Quelle: Verlagspräsenz |
1913 (Verlag S. Fischer) vom Kulturjournalisten Florian Illies (ja, genau der, der Generation Golf geschrieben hat), Jahrgang 1971, ist ein großartiges Buch, voller überraschender großer und kleiner Entdeckungen. Es wird ein Panorama des Jahres 1913 entworfen, und zwar auch mal abseits des 'Vorabend des Großen Krieges'- Stempels, den dieses Jahr hat. Vielmehr geht es um die unfassbar vielen, gleichzeitig stattfindenden kulturellen Entwicklungen in diesem Blütejahr der Moderne.
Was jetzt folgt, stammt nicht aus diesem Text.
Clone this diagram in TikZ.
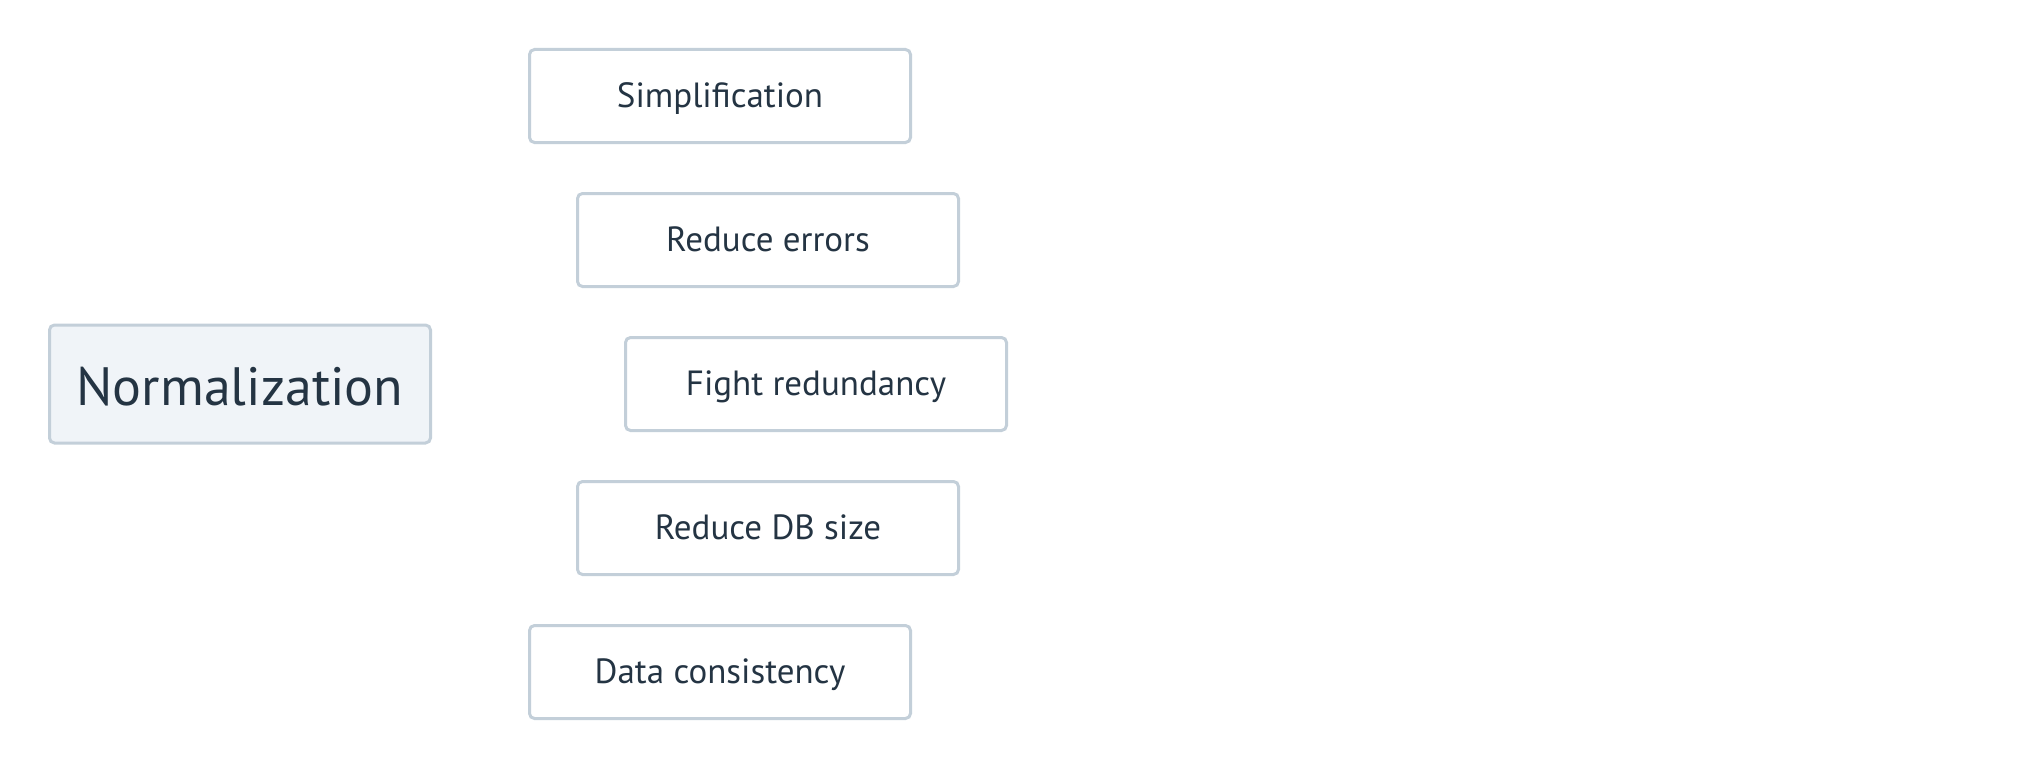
\documentclass[tikz,border=0pt]{standalone}
\usepackage{fontspec}
\setmainfont{PT Sans}
\definecolor{bordc}{HTML}{C3CFD9}
\definecolor{fillc}{HTML}{F0F4F8}
\definecolor{textc}{HTML}{243443}
\tikzset{
  box/.style={draw=bordc, line width=3pt, rounded corners=5pt, fill=white,
    minimum width=381pt, minimum height=93pt, inner sep=0pt, text=textc,
    text height=30pt, text depth=7pt,
    font=\fontsize{35}{40}\selectfont},
  root/.style={box, fill=fillc, minimum height=118pt, text height=48pt, text depth=6pt,
    font=\fontsize{54}{62}\selectfont}
}
\begin{document}
\begin{tikzpicture}[x=1pt,y=-1pt]
\useasboundingbox (0,0) rectangle (2034,768);
\node[root] (norm) at (240,384) {Normalization};
\node[box] (simp) at (720,96) {Simplification};
\node[box] (rerr) at (768,240) {Reduce errors};
\node[box] (fred) at (816,384) {Fight redundancy};
\node[box] (rdb) at (768,528) {Reduce DB size};
\node[box] (dcons) at (720,672) {Data consistency};
\end{tikzpicture}
\end{document}
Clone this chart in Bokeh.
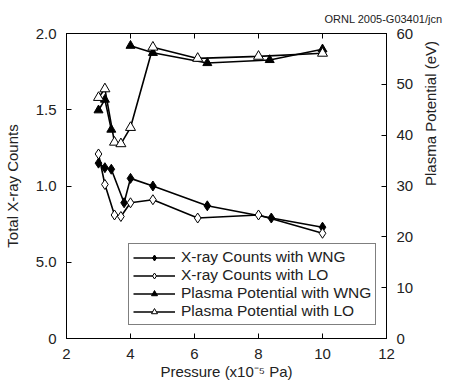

Natürlich vergisst der Autor das in nächster Zukunft drohende Unheil nicht ganz, am Horizont erscheint es immer mal wieder wie ein flüchtiger Blitz eines Gewitters, dessen Näherkommen nicht aufzuhalten ist.
Chronologisch von Januar bis Dezember sortiert, erfährt der Leser in den gleichsam charmanten wie witzigen und klugen Texten von Illies, was Kafka, Thomas Mann, Sigmund Freud, Albert Einstein & Co. in diesem Jahr so getrieben haben. Die einzelnen Epidosen haben Anekdotencharakter, die Fakten sind alle gut recherchiert, sie stammen etwa aus Tagebüchern, Briefen und anderen schriftlichen Zeugnissen. Hier und da lässt Illies die historisch gewordenen Protagonisten nach seiner Phantasie agieren, etwa was mögliche Gedankengänge oder Gefühle betrifft, dann aber immer schön im Konjunktiv.
Ganz nebenbei erfahren wir auch viel über das Europa (und Nordamerika) zu Beginn dieses Jahrhunderts, über das alltägliche und gesellschaftliche Leben. Ein kurzes Beispiel soll diesen Blogeintrag anschaulich abrunden:
"Die 'Welt der Frau', eine Beilage der 'Gartenlaube', meldet in Nummer 5: 'Das Abendkleid dieser Saison zeichnet sich durch luxuriöses Gepräge und phantastische Drapierungen aus, die auch der geschicktesten Schneiderin manch harte Nuss zu knacken geben.' Man kann sich für die schönsten Kleider direkt Schnittmuster bestellen. Interessant sind die möglichen Hüftbreiten: 116, 112, 108, 104, 100 und 96. Darunter ist nichts denkbar. Erst in der Nummer 9 hat dann die Redaktion ein Erbarmen und kündigte groß an ' Mode für schlanke Damen'! Und es folgt mit großer Anteilnahme der schöne Satz: 'Sie haben es nicht immer leicht, die schmächtigen, überschlanken Evastöchter, sich gut und der Mode entsprechend anzuziehen. Da heißt es zu Kompromissen zu greifen und das, was die Natur versagt, durch geschickte, faltige Arrangements zu kaschieren.' Was die Natur versagt - Schlankheit gilt 1913 noch als eine Art Schicksalsschlag."
(Florian Illies: 1913 - Der Sommer des Jahrhunderts, Frankfurt am Main 2012, S. 79f.)